STATED GOAL> Copy exactly the lines from the start of the material through the line with "s.set_visible(False)". Pictures stay out of the copy.

PROVIDED RECORDS>
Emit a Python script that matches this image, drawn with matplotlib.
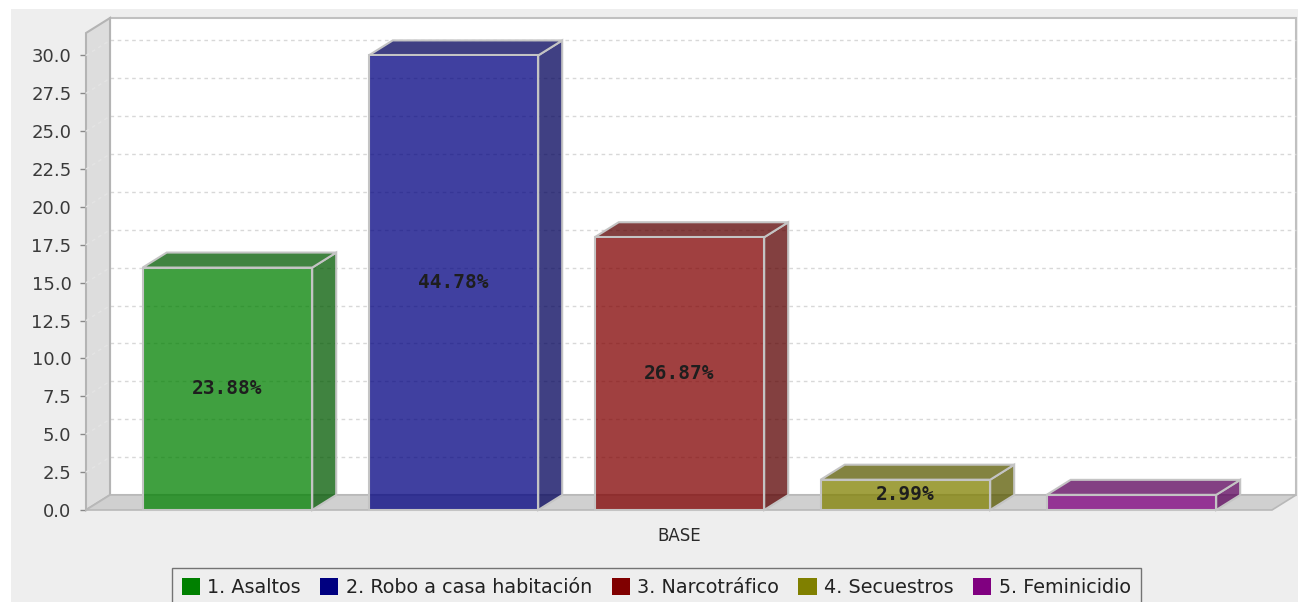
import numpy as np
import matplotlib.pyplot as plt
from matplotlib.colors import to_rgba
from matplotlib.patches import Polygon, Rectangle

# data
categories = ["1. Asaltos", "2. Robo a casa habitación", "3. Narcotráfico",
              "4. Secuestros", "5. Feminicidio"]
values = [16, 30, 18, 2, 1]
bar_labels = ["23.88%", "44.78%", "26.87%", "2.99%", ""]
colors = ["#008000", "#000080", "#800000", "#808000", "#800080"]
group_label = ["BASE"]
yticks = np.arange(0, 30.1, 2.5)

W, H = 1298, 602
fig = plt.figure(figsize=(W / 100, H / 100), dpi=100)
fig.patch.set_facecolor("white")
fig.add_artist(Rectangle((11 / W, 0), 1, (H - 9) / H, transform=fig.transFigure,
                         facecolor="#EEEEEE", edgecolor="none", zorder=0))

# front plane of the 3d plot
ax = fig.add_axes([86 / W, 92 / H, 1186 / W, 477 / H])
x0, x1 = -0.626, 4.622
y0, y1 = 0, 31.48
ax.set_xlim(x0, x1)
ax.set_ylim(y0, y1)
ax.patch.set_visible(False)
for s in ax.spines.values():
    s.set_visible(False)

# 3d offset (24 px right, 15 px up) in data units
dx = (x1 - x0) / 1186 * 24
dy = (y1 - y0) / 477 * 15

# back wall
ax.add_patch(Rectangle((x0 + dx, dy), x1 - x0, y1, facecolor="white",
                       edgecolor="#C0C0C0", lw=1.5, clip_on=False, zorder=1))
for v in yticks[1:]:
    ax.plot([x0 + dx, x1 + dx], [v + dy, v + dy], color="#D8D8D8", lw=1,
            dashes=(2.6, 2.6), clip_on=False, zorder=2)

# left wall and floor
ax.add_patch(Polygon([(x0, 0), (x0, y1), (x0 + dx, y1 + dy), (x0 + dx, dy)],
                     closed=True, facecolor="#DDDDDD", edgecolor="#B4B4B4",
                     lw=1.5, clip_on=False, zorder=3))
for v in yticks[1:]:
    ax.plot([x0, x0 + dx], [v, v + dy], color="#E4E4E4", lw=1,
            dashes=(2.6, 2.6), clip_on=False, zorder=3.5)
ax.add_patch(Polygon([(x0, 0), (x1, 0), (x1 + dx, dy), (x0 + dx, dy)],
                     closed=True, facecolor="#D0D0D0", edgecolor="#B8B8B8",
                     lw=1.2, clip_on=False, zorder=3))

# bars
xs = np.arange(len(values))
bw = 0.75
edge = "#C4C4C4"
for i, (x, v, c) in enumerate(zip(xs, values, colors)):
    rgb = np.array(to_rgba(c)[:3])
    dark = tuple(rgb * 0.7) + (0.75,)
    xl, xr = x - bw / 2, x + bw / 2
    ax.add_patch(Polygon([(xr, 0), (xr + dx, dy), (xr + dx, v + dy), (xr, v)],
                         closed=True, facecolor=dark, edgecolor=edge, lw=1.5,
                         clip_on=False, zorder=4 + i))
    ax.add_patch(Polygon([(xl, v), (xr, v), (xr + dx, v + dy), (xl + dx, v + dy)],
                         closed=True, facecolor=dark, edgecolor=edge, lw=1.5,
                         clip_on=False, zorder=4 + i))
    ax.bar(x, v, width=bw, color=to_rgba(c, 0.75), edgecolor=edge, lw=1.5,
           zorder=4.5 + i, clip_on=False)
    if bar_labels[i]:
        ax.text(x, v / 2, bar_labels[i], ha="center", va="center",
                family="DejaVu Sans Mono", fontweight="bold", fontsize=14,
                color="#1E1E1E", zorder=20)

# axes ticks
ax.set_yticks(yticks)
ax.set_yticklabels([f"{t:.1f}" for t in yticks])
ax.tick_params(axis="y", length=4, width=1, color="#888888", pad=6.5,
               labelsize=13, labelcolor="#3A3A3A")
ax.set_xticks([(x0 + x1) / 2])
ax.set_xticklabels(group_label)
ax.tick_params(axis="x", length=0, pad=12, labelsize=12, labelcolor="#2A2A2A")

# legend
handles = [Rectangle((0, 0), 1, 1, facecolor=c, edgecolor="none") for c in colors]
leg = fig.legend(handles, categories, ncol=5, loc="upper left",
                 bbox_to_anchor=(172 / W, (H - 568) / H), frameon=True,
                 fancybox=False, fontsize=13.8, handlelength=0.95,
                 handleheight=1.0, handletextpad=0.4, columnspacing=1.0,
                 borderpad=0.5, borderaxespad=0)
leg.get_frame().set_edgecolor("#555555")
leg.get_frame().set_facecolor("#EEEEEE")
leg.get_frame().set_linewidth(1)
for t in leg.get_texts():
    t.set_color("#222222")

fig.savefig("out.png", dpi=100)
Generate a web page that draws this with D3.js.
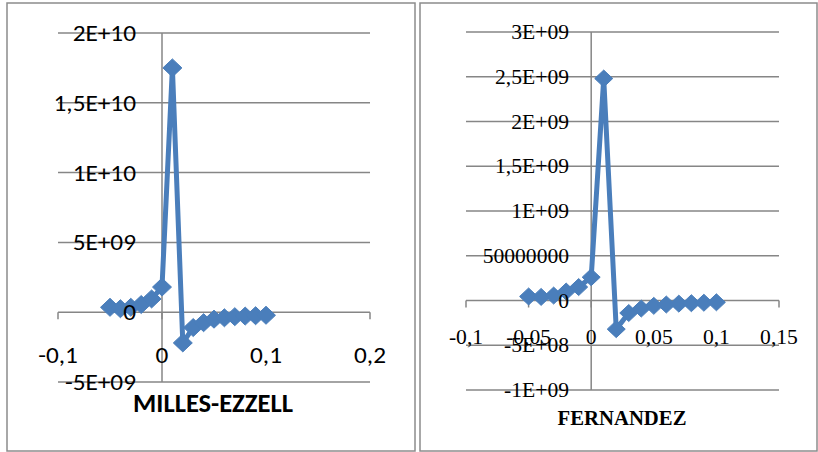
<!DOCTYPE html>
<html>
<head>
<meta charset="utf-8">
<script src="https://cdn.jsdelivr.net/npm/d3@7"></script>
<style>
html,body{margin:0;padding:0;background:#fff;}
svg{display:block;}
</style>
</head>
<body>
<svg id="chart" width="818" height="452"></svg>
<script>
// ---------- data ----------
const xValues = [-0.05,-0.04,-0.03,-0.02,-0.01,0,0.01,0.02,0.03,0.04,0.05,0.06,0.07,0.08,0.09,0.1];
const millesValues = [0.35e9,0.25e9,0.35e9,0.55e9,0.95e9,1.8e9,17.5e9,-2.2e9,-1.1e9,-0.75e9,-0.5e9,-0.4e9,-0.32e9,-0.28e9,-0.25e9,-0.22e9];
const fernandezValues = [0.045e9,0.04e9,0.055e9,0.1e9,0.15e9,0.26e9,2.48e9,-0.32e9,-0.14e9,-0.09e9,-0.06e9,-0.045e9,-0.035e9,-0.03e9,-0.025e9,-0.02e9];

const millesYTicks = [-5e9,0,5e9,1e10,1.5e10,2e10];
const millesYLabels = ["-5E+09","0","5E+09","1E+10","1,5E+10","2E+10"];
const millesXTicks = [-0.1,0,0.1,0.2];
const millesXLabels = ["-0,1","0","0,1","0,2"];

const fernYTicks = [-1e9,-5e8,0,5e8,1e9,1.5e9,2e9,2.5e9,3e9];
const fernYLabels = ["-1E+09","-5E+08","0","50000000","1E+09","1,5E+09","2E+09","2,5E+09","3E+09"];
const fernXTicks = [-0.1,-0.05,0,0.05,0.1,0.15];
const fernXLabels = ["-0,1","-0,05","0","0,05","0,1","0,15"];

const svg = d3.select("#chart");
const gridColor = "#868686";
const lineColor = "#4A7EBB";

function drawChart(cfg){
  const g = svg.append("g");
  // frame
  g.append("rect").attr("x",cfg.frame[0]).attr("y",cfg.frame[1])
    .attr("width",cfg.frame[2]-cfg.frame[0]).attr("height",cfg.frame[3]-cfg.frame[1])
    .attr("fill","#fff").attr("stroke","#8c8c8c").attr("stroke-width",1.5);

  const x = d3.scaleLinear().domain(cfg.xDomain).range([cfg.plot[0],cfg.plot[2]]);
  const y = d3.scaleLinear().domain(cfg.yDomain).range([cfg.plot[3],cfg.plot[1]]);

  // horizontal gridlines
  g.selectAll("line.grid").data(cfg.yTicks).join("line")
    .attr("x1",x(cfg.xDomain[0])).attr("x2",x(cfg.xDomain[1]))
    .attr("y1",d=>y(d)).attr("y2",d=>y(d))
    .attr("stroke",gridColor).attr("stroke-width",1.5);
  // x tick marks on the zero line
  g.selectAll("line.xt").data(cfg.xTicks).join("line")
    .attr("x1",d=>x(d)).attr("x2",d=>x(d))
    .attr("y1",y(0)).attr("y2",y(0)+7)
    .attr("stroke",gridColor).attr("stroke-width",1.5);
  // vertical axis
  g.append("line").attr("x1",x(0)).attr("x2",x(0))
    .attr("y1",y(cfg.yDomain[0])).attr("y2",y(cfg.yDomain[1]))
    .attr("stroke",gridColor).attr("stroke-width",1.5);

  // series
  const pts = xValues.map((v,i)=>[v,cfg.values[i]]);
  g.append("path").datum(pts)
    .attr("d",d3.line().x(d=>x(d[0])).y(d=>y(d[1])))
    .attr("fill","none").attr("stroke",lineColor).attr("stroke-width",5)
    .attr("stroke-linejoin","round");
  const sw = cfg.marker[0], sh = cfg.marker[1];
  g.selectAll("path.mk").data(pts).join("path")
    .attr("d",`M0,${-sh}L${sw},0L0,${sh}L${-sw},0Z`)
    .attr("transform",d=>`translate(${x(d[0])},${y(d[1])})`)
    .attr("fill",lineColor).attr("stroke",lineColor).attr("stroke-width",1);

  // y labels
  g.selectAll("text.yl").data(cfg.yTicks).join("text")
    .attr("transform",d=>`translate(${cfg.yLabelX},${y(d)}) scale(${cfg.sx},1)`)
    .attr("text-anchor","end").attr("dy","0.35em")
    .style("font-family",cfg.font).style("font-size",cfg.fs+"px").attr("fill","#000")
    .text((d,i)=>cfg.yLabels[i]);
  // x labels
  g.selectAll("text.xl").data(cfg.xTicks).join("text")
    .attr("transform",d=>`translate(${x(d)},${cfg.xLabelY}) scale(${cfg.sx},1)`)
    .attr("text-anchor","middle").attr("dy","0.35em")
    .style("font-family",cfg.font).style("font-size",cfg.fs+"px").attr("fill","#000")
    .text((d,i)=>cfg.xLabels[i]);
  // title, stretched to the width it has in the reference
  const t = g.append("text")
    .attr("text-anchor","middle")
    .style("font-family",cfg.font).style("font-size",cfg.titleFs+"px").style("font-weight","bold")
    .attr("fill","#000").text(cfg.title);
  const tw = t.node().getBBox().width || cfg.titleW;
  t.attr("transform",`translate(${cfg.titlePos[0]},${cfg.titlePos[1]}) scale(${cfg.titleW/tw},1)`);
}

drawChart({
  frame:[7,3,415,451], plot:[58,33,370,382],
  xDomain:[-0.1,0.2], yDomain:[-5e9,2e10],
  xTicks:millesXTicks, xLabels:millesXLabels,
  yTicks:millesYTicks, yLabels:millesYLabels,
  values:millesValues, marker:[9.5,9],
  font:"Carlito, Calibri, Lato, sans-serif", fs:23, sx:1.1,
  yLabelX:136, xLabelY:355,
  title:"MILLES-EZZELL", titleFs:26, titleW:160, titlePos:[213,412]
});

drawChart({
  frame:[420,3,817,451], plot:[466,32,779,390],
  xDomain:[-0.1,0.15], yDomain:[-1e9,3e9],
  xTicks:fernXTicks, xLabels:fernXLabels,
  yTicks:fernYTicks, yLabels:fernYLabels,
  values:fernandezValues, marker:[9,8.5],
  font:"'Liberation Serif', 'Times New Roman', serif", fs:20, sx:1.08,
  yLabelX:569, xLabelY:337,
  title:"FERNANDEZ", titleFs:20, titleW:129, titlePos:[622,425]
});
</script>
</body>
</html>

FULL RESPONSE>
Emit a Python script that matches this image, drawn with matplotlib.
import numpy as np
import matplotlib.pyplot as plt
from matplotlib.colors import to_rgba
from matplotlib.patches import Polygon, Rectangle

# data
categories = ["1. Asaltos", "2. Robo a casa habitación", "3. Narcotráfico",
              "4. Secuestros", "5. Feminicidio"]
values = [16, 30, 18, 2, 1]
bar_labels = ["23.88%", "44.78%", "26.87%", "2.99%", ""]
colors = ["#008000", "#000080", "#800000", "#808000", "#800080"]
group_label = ["BASE"]
yticks = np.arange(0, 30.1, 2.5)

W, H = 1298, 602
fig = plt.figure(figsize=(W / 100, H / 100), dpi=100)
fig.patch.set_facecolor("white")
fig.add_artist(Rectangle((11 / W, 0), 1, (H - 9) / H, transform=fig.transFigure,
                         facecolor="#EEEEEE", edgecolor="none", zorder=0))

# front plane of the 3d plot
ax = fig.add_axes([86 / W, 92 / H, 1186 / W, 477 / H])
x0, x1 = -0.626, 4.622
y0, y1 = 0, 31.48
ax.set_xlim(x0, x1)
ax.set_ylim(y0, y1)
ax.patch.set_visible(False)
for s in ax.spines.values():
    s.set_visible(False)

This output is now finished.